There have been 75 homicides in Minneapolis through October 15th, a city of 429,954, and puts the city on pace for 95 murders for the year. At the current pace, the city would see a homicide rate of 22.10 per 100,000 population . . . a rate which makes Philadelphia laugh, and say, “Hold my beer!”
Philly’s homicide rate stands at 34.49 per 100,000!
North Water Street near Clearfield Street, Google Maps streetview.
This is North Water Street, near East Clearfield Street in North Philadelphia, and if you click on the image to enlarge it, you’ll see how some Philadelphians have to live, with their rowhouses barred in, to protect themselves from intruders and thieves. Mr Bunch noted how the BLM protesters were overwhelmingly white, and overwhelmingly college-educated. The simple fact is that the BLM protesters mostly did not live where the crime problems are most serious, and it’s easy to be for fewer police when your contact with the police is almost exclusively in getting a speeding ticket rather than reporting a robbery, a break-in, or a shooting.
Mr Bunch concluded:
But the crisis that inspired the George Floyd protests — U.S. killings by police officers — has hardly abated. The Washington Post tracker of such deaths shows 654 so far in 2021, at a pace only slightly lower than previous years. After 16 months, it seems reasonable to ask: If the largest protest in American history only barely moved the needle, what on earth would?
Really, 654? As of October 15th, according to the Chicago Sun-Times, there have been 639 homicides in the Windy City alone, and Chicago’s homicide rate of 29.93 per 100,000 population is lower than Philadelphia’s.
Mr Bunch, who to judge by his Inquirer photograph, is very much a white man himself, laments that so many of the BLM protesters of 2020 were white, and wonders if that has contributed to the lack of movement toward their professed goals. But it also points out that Mr Bunch is himself quite probably very insulated from the way most black Philadelphians live their lives. A 1981 graduate of Ivy League Brown University, he’s lived the elitist’s urban dream, ten years a reporter for New York Newsday, and, for the past 26 years, with the Inquirer/Philadelphia Daily News. I don’t know his address, and wouldn’t publish it if I did, but it seems unlikely that he lives in Kensington or Strawberry Mansion or any of the other combat zones of the City of Brotherly Love.

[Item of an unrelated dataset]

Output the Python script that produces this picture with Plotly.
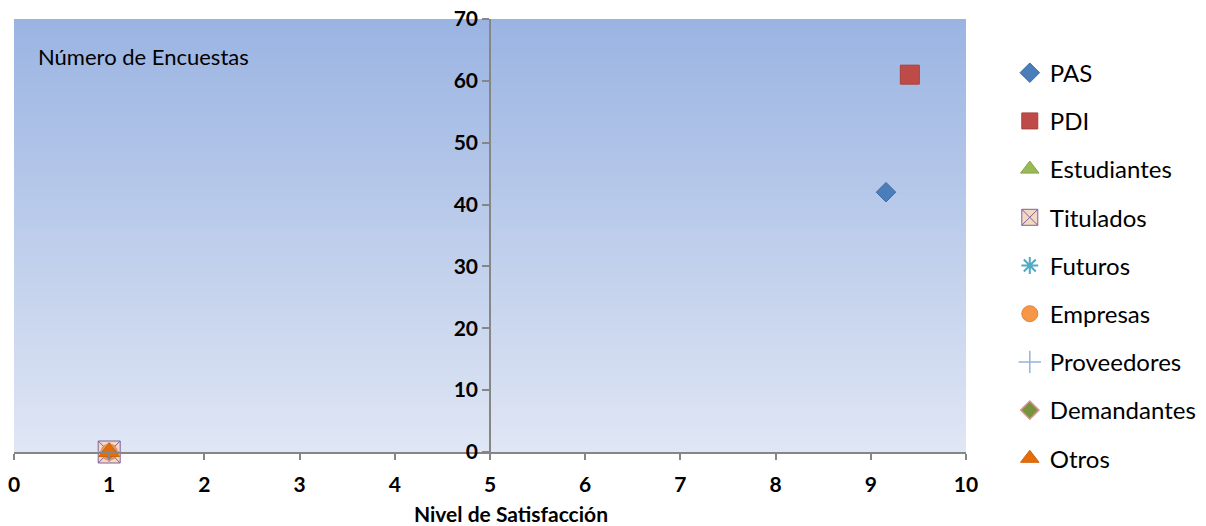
import numpy as np
import plotly.graph_objects as go

# Survey groups: satisfaction level (x) vs number of surveys (y)
groups = ["PAS", "PDI", "Estudiantes", "Titulados", "Futuros",
          "Empresas", "Proveedores", "Demandantes", "Otros"]
satisfaction = [9.16, 9.41, 1, 1, 1, 1, 1, 1, 1]
surveys = [42, 61, 0, 0, 0, 0, 0, 0, 0]

x_ticks = list(range(0, 11))
y_ticks = list(range(0, 71, 10))

# marker style per group: symbol, size, fill, outline colour, outline width
styles = {
    "PAS":         dict(symbol="diamond", size=15, color="#4a7ebb", line=dict(color="#3d6aa3", width=1)),
    "PDI":         dict(symbol="square", size=19, color="#be4b48", line=dict(color="#a9403d", width=1)),
    "Estudiantes": dict(symbol="triangle-up", size=18, color="#98b954", line=dict(color="#86a548", width=1)),
    "Titulados":   dict(symbol="square-x", size=22, color="#f3d9bf", line=dict(color="#7d60a0", width=1)),
    "Futuros":     dict(symbol="asterisk-open", size=14, color="#4bacc6", line=dict(color="#4bacc6", width=2)),
    "Empresas":    dict(symbol="circle", size=16, color="#f79646", line=dict(color="#e3863a", width=1)),
    "Proveedores": dict(symbol="cross-thin-open", size=16, color="#95b3d7", line=dict(color="#95b3d7", width=1.5)),
    "Demandantes": dict(symbol="diamond", size=14, color="#77933c", line=dict(color="#d99694", width=1.5)),
    "Otros":       dict(symbol="triangle-up", size=18, color="#e46c0a", line=dict(color="#d46208", width=1)),
}

fig = go.Figure()

# vertical gradient behind the plot area
y_edges = np.linspace(0, 70, 141)
shade = [[v, v] for v in np.linspace(0, 1, 140)]
fig.add_trace(go.Heatmap(
    x=[0, 5, 10], y=y_edges, z=shade,
    colorscale=[[0, "#e0e6f4"], [1, "#9ab4e2"]],
    showscale=False, hoverinfo="skip", showlegend=False,
))

for i, name in enumerate(groups):
    fig.add_trace(go.Scatter(
        x=[satisfaction[i]], y=[surveys[i]], mode="markers", name=name,
        marker=styles[name], legendgroup=name, cliponaxis=False,
    ))

axis_grey = "#868686"
tick_font = dict(family="Lato", size=21, color="black", weight="bold")

fig.update_layout(
    width=1206, height=526,
    margin=dict(l=14, r=240, t=19, b=74, autoexpand=False),
    paper_bgcolor="white", plot_bgcolor="white",
    font=dict(family="Lato", color="black"),
    xaxis=dict(
        range=[0, 10], tickvals=x_ticks, showgrid=False, zeroline=False,
        showline=True, linecolor=axis_grey, linewidth=1.5, automargin=False,
        ticks="outside", ticklen=6, tickwidth=1.5, tickcolor=axis_grey,
        tickfont=tick_font, ticklabelstandoff=7,
    ),
    yaxis=dict(
        range=[0, 70], tickvals=y_ticks, showgrid=False, zeroline=False,
        anchor="free", position=0.5, automargin=False,
        showline=True, linecolor=axis_grey, linewidth=1.5,
        ticks="outside", ticklen=7, tickwidth=1.5, tickcolor=axis_grey,
        tickfont=tick_font,
    ),
    legend=dict(
        x=1.046, xanchor="left", y=0.927, yanchor="top",
        font=dict(family="Lato", size=24, color="black"),
        tracegroupgap=14, itemwidth=30, bgcolor="rgba(0,0,0,0)",
        maxheight=520,
    ),
    annotations=[
        dict(text="Número de Encuestas", xref="paper", yref="paper",
             x=0.0231, y=0.9145, xanchor="left", yanchor="middle",
             showarrow=False, font=dict(family="Lato", size=22, color="black")),
        dict(text="Nivel de Satisfacción", xref="paper", yref="paper",
             x=0.522, y=-0.141, xanchor="center", yanchor="middle",
             showarrow=False, font=dict(family="Lato", size=21, color="black", weight="bold")),
    ],
)

fig.write_html("out.html")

We have noted it so many times: black lives really don’t matter to The Philadelphia Inquirer, given that the newspaper barely reports on them when a black person is killed. We have previously noted what I called the racism of the Inquirer, and have noted, many times, that unless a murder victim is an ‘innocent‘, someone already of note, or a cute little white girl, the editors of the Inquirer don’t care, because, to be bluntly honest about it, the murder of a young black man in Philadelphia is not news.
It’s easy to be a liberal when, to paraphrase the words of Robert E Howard, your life isn’t nailed to your spine, and, unless he has chosen to live near 52nd Street in West Philadelphia, Mr Bunch’s life clearly is not. If he did, he would be gobsmacked by the reality that working-class Philadelphians, white and Hispanic and black and Asian live with, every day. He just might have a different perspective if he lived and moved among the people he claims to champion.